3. Exploratory Data Analysis: Top 15 Offense Groups - eliasmelul/CrimeInvestigation GitHub Wiki
Exploratory Data Analysis I
Due to the nature of our data, we decided to explore the datasets in terms of the frequency of the number of daily crimes, categorical variables, such as the offense group and the day of the week, weather predictors and time series.
Figure 1. Boxplot on the Frequency for Each Offense Group
As seen on Figure 1, a boxplot was constructed to display the frequencies for each offense category listed in the dataset. There are 67 categories of crime. The outliers observed for all the crimes are seen to be higher in frequency, and the crimes that tend to be more common have a much larger frequency than the mean crime frequency by type.

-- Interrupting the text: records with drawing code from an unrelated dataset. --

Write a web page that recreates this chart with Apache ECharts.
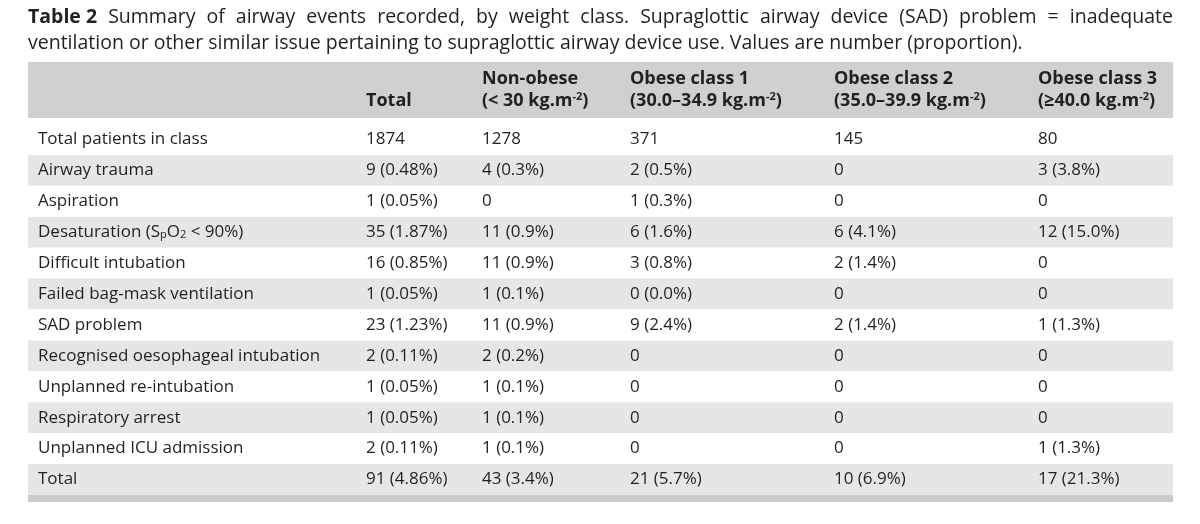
<!DOCTYPE html>
<html>
<head>
<meta charset="utf-8">
<script src="https://cdn.jsdelivr.net/npm/echarts@6/dist/echarts.min.js"></script>
<style>
  html, body { margin: 0; padding: 0; background: #fff; }
  #chart { width: 1200px; height: 524px; }
</style>
</head>
<body>
<div id="chart"></div>
<script>
// caption
const captionLabel = 'Table 2';
const captionLine1 = 'Summary of airway events recorded, by weight class. Supraglottic airway device (SAD) problem = inadequate';
const captionLine2 = 'ventilation or other similar issue pertaining to supraglottic airway device use. Values are number (proportion).';

// column headers (two lines each)
const columnHeads = [
  ['', 'Total'],
  ['Non-obese', '(< 30 kg.m{sup|-2})'],
  ['Obese class 1', '(30.0\u201334.9 kg.m{sup|-2})'],
  ['Obese class 2', '(35.0\u201339.9 kg.m{sup|-2})'],
  ['Obese class 3', '(\u226540.0 kg.m{sup|-2})'],
];

// row categories
const rowLabels = [
  'Total patients in class',
  'Airway trauma',
  'Aspiration',
  'Desaturation (S{sub|p}O{sub|2} < 90%)',
  'Difficult intubation',
  'Failed bag-mask ventilation',
  'SAD problem',
  'Recognised oesophageal intubation',
  'Unplanned re-intubation',
  'Respiratory arrest',
  'Unplanned ICU admission',
  'Total',
];

// values, number (proportion)
const totalAll = ['1874', '9 (0.48%)', '1 (0.05%)', '35 (1.87%)', '16 (0.85%)', '1 (0.05%)',
  '23 (1.23%)', '2 (0.11%)', '1 (0.05%)', '1 (0.05%)', '2 (0.11%)', '91 (4.86%)'];
const nonObese = ['1278', '4 (0.3%)', '0', '11 (0.9%)', '11 (0.9%)', '1 (0.1%)',
  '11 (0.9%)', '2 (0.2%)', '1 (0.1%)', '1 (0.1%)', '1 (0.1%)', '43 (3.4%)'];
const obese1 = ['371', '2 (0.5%)', '1 (0.3%)', '6 (1.6%)', '3 (0.8%)', '0 (0.0%)',
  '9 (2.4%)', '0', '0', '0', '0', '21 (5.7%)'];
const obese2 = ['145', '0', '0', '6 (4.1%)', '2 (1.4%)', '0',
  '2 (1.4%)', '0', '0', '0', '0', '10 (6.9%)'];
const obese3 = ['80', '3 (3.8%)', '0', '12 (15.0%)', '0', '0',
  '1 (1.3%)', '0', '0', '0', '1 (1.3%)', '17 (21.3%)'];

const valueColumns = [totalAll, nonObese, obese1, obese2, obese3];

// layout
const left = 28;
const right = 1173;
const tableW = right - left;
const colX = [338, 454, 602, 806, 1010]; // column text offsets inside the table
const textColor = '#231f20';
const fontFamily = '"Open Sans", Lato, sans-serif';
const bodySize = 17;

const rich = {
  sub: { fontSize: 11, verticalAlign: 'bottom', padding: [6, 0, 0, 0], fontFamily, fill: textColor },
};
const headRich = {
  sup: { fontSize: 11, fontWeight: 'bold', padding: [0, 0, 8, 0], fontFamily },
};

// cell list for the custom series
const cells = [];
valueColumns.forEach((col, c) => {
  col.forEach((txt, r) => cells.push([colX[c], r, txt]));
});

// caption words, justified over the table width on line 1
const ctx = document.createElement('canvas').getContext('2d');
function measure(str, font) {
  ctx.font = font;
  return ctx.measureText(str).width;
}
const capSize = 19.5;
const capFont = capSize + 'px ' + fontFamily;
const capBold = 'bold ' + capSize + 'px ' + fontFamily;
const words = [captionLabel].concat(captionLine1.split(' '));
const widths = words.map((w, i) => measure(w, i === 0 ? capBold : capFont));
const gap = (tableW - widths.reduce((a, b) => a + b, 0)) / (words.length - 1);

const graphics = [];
let cx = left;
words.forEach((w, i) => {
  graphics.push({
    type: 'text', x: cx, y: 17,
    style: { text: w, fill: textColor, fontSize: capSize, fontFamily,
      fontWeight: i === 0 ? 'bold' : 'normal', verticalAlign: 'middle' },
  });
  cx += widths[i] + gap;
});
graphics.push({
  type: 'text', x: left, y: 43,
  style: { text: captionLine2, fill: textColor, fontSize: capSize, fontFamily, verticalAlign: 'middle' },
});

// header band and bottom rule
graphics.push({ type: 'rect', z: -1, shape: { x: left, y: 62, width: tableW, height: 56 }, style: { fill: '#d0d0d0' } });
graphics.push({ type: 'rect', z: -1, shape: { x: left, y: 495, width: tableW, height: 7 }, style: { fill: '#c9c9c9' } });

columnHeads.forEach((h, c) => {
  [h[0], h[1]].forEach((line, k) => {
    if (!line) return;
    graphics.push({
      type: 'text', x: left + colX[c], y: k === 0 ? 79 : 101,
      style: { text: line, rich: headRich, fill: textColor, fontSize: 18, fontWeight: 'bold',
        fontFamily, verticalAlign: 'middle' },
    });
  });
});

const chart = echarts.init(document.getElementById('chart'));
chart.setOption({
  animation: false,
  backgroundColor: '#fff',
  graphic: graphics,
  grid: { left: left, right: 1200 - right, top: 124, bottom: 29 },
  xAxis: { type: 'value', min: 0, max: tableW, show: false },
  yAxis: {
    type: 'category',
    inverse: true,
    data: rowLabels,
    axisLine: { show: false },
    axisTick: { show: false },
    splitLine: { show: false },
    splitArea: { show: true, areaStyle: { color: ['#ffffff', '#e6e6e6'] } },
    axisLabel: {
      inside: true, margin: 10, interval: 0,
      color: textColor, fontSize: bodySize, fontFamily, rich: rich,
    },
  },
  series: [{
    type: 'custom',
    data: cells,
    silent: true,
    renderItem: function (params, api) {
      const p = api.coord([api.value(0), api.value(1)]);
      return {
        type: 'text', x: p[0], y: p[1],
        style: { text: cells[params.dataIndex][2], fill: textColor, fontSize: bodySize,
          fontFamily, verticalAlign: 'middle' },
      };
    },
  }],
});
</script>
</body>
</html>
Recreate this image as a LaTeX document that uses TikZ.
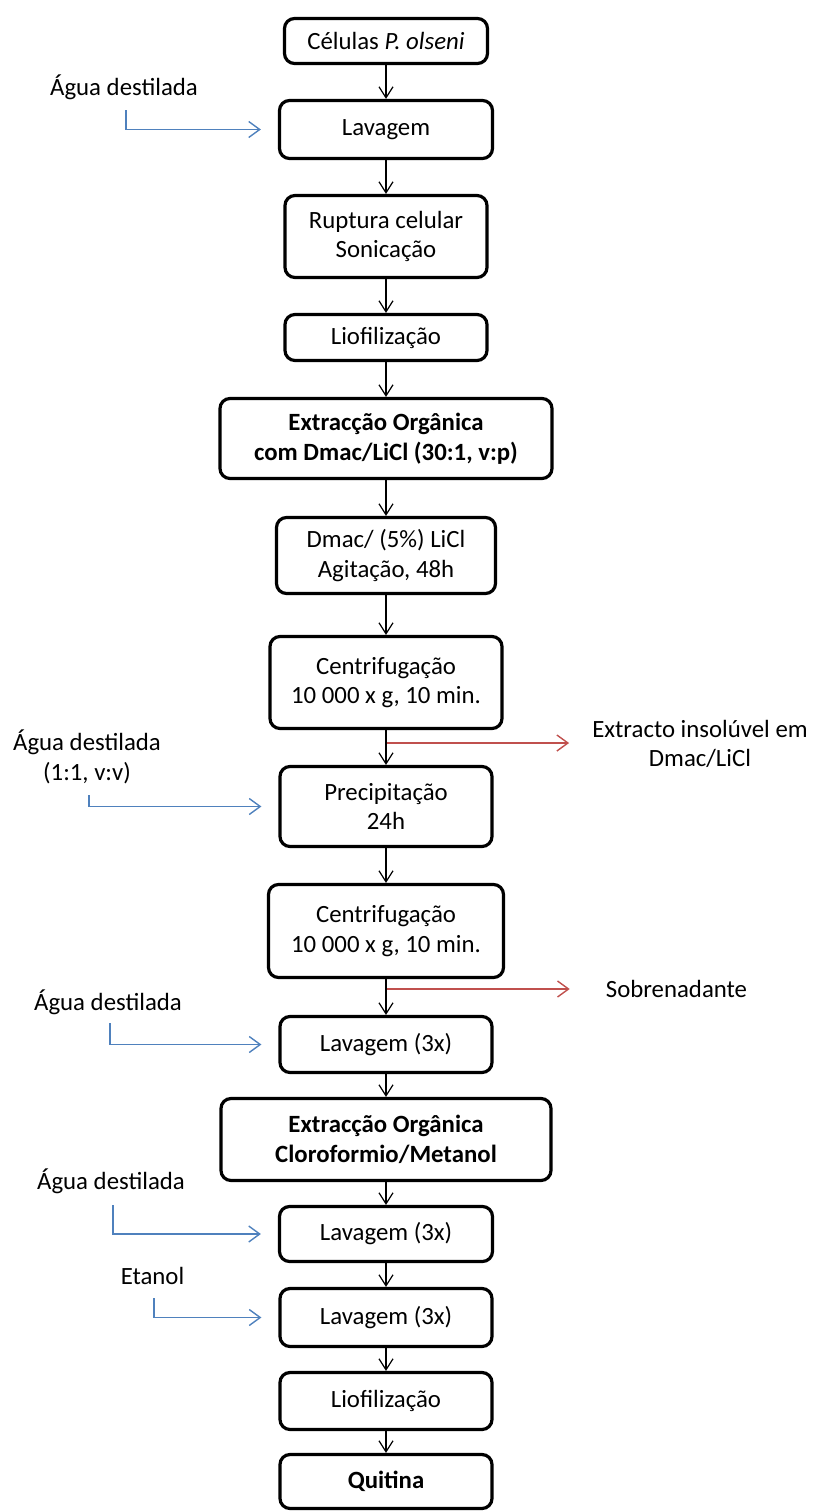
\documentclass[tikz,border=0pt]{standalone}
\usepackage{fontspec}
\setmainfont{Carlito}
\usetikzlibrary{arrows.meta}
\definecolor{flowblue}{RGB}{79,129,189}
\definecolor{flowred}{RGB}{192,80,77}

\begin{document}
\begin{tikzpicture}[x=1pt, y=-1pt, font=\fontsize{24.8}{29.5}\selectfont]
    \tikzstyle{stepbox} = [draw, line width=3.2pt, rounded corners=10pt, align=center, inner sep=0pt]
    \tikzstyle{boldbox} = [stepbox, font=\fontsize{24.8}{29.5}\selectfont\bfseries]
    \tikzstyle{arrow} = [line width=1.2pt, -{Straight Barb[length=11pt,width=14pt]}]
    \tikzstyle{inarrow} = [line width=1.4pt, flowblue, shorten >=17pt, -{Straight Barb[length=11pt,width=16pt]}]
    \tikzstyle{outarrow} = [line width=1.4pt, flowred, -{Straight Barb[length=11pt,width=16pt]}]
    \useasboundingbox (0,0) rectangle (812,1512);

    % Start: cells
    \node [stepbox, minimum width=203pt, minimum height=45pt] (Cells) at (386,41) {C\'elulas \textit{P. olseni}};

    % First washing, with water
    \node [stepbox, minimum width=213pt, minimum height=58pt] (Wash) at (386,129.5) {Lavagem};
    \draw [arrow] (Cells) -- (Wash);
    \node [inner sep=0pt] (WaterA) at (124,87) {\'Agua destilada};
    \coordinate (WaterAStart) at (126,110);
    \draw [inarrow] (WaterAStart) |- (Wash);

    % Cell rupture
    \node [stepbox, minimum width=202pt, minimum height=82pt] (Rupture) at (386,236.5) {Ruptura celular\\Sonica\c{c}\~ao};
    \draw [arrow] (Wash) -- (Rupture);

    % Freeze drying
    \node [stepbox, minimum width=202pt, minimum height=46pt] (DryA) at (386,337.5) {Liofiliza\c{c}\~ao};
    \draw [arrow] (Rupture) -- (DryA);

    % Organic extraction, Dmac/LiCl
    \node [boldbox, minimum width=332pt, minimum height=80pt] (ExtrA) at (386,438.5) {Extrac\c{c}\~ao Org\^anica\\com Dmac/LiCl (30:1, v:p)};
    \draw [arrow] (DryA) -- (ExtrA);

      % Stirring
      \node [stepbox, minimum width=219pt, minimum height=76pt] (Stir) at (386,555.5) {Dmac/ (5\%) LiCl\\Agita\c{c}\~ao, 48h};
      \draw [arrow] (ExtrA) -- (Stir);

      % Centrifugation, insoluble part out
      \node [stepbox, minimum width=232pt, minimum height=92pt] (SpinA) at (386,682.5) {Centrifuga\c{c}\~ao\\10 000 x g, 10 min.};
      \draw [arrow] (Stir) -- (SpinA);
      \node [inner sep=0pt, align=center] (Insol) at (700,744) {Extracto insol\'uvel em\\Dmac/LiCl};
      \coordinate (SplitA) at (386,743);
      \draw [outarrow, shorten >=23pt] (SplitA) -- (SplitA -| Insol.west);

      % Precipitation, with water
      \node [stepbox, minimum width=212pt, minimum height=80pt] (Precip) at (386,806.5) {Precipita\c{c}\~ao\\24h};
      \draw [arrow] (SpinA) -- (Precip);
      \node [inner sep=0pt, align=center] (WaterB) at (87,757) {\'Agua destilada\\(1:1, v:v)};
      \coordinate (WaterBStart) at (89,795);
      \draw [inarrow] (WaterBStart) |- (Precip);

      % Centrifugation, supernatant out
      \node [stepbox, minimum width=235pt, minimum height=93pt] (SpinB) at (386,931) {Centrifuga\c{c}\~ao\\10 000 x g, 10 min.};
      \draw [arrow] (Precip) -- (SpinB);
      \node [inner sep=0pt] (Super) at (676.5,989) {Sobrenadante};
      \coordinate (SplitB) at (386,989);
      \draw [outarrow, shorten >=36pt] (SplitB) -- (Super);

      % Washing, with water
      \node [stepbox, minimum width=212pt, minimum height=56pt] (WashB) at (386,1044.5) {Lavagem (3x)};
      \draw [arrow] (SpinB) -- (WashB);
      \node [inner sep=0pt] (WaterC) at (108,1002) {\'Agua destilada};
      \coordinate (WaterCStart) at (110,1023);
      \draw [inarrow] (WaterCStart) |- (WashB);

    % Organic extraction, chloroform/methanol
    \node [boldbox, minimum width=330pt, minimum height=82pt] (ExtrB) at (386,1139.5) {Extrac\c{c}\~ao Org\^anica\\Cloroformio/Metanol};
    \draw [arrow] (WashB) -- (ExtrB);

      % Washing, with water
      \node [stepbox, minimum width=213pt, minimum height=55pt] (WashC) at (386,1234) {Lavagem (3x)};
      \draw [arrow] (ExtrB) -- (WashC);
      \node [inner sep=0pt] (WaterD) at (111,1181) {\'Agua destilada};
      \coordinate (WaterDStart) at (113,1205);
      \draw [inarrow] (WaterDStart) |- (WashC);

      % Washing, with ethanol
      \node [stepbox, minimum width=212pt, minimum height=58pt] (WashD) at (386,1317.5) {Lavagem (3x)};
      \draw [arrow] (WashC) -- (WashD);
      \node [inner sep=0pt] (Ethanol) at (152.5,1276) {Etanol};
      \coordinate (EthanolStart) at (154,1298);
      \draw [inarrow] (EthanolStart) |- (WashD);

    % Freeze drying
    \node [stepbox, minimum width=212pt, minimum height=57pt] (DryB) at (386,1401) {Liofiliza\c{c}\~ao};
    \draw [arrow] (WashD) -- (DryB);

    % End: chitin
    \node [boldbox, minimum width=212pt, minimum height=54pt] (Chitin) at (386,1481.5) {Quitina};
    \draw [arrow] (DryB) -- (Chitin);
\end{tikzpicture}
\end{document}
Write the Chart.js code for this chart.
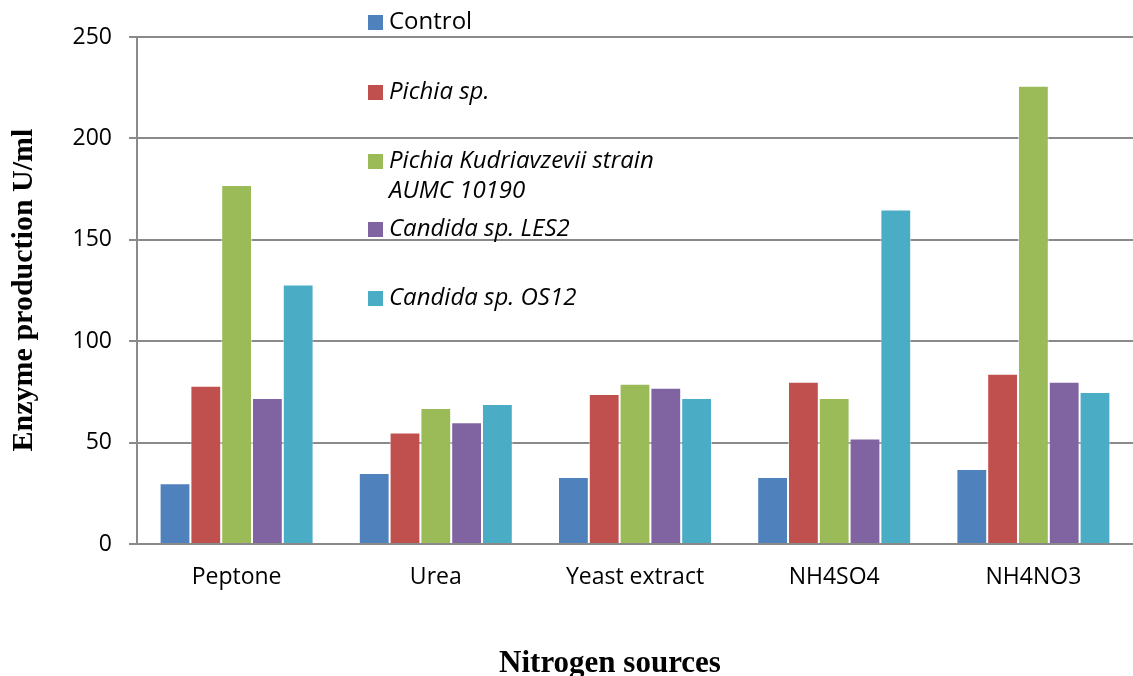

We can observe that most crimes can be represented by a small number of offenses. More specifically, the top 15 most frequent offense group represent 75% of the total crimes, as can be observed from the Pareto Chart below.
Figure 2: The Pareto Chart shows that around 75% of crimes are part of the top 15 most frequent offense groups. Note that representation above has been “cut” to hide infinitesimally small frequency offense groups.
Figure 3. Boxplot on the Frequency for the Top 15 Offense Group
Figure 3 takes a closer look into the 15 highest offense groups and their daily crime frequency as displayed on Figure 1. As seen on this figure, Motor Vehicle Accident Response is by far the most common crime, followed by Larceny, Medical Assistance, Investigate Person and Other. Note the high-leverage outliers of Towed and Other.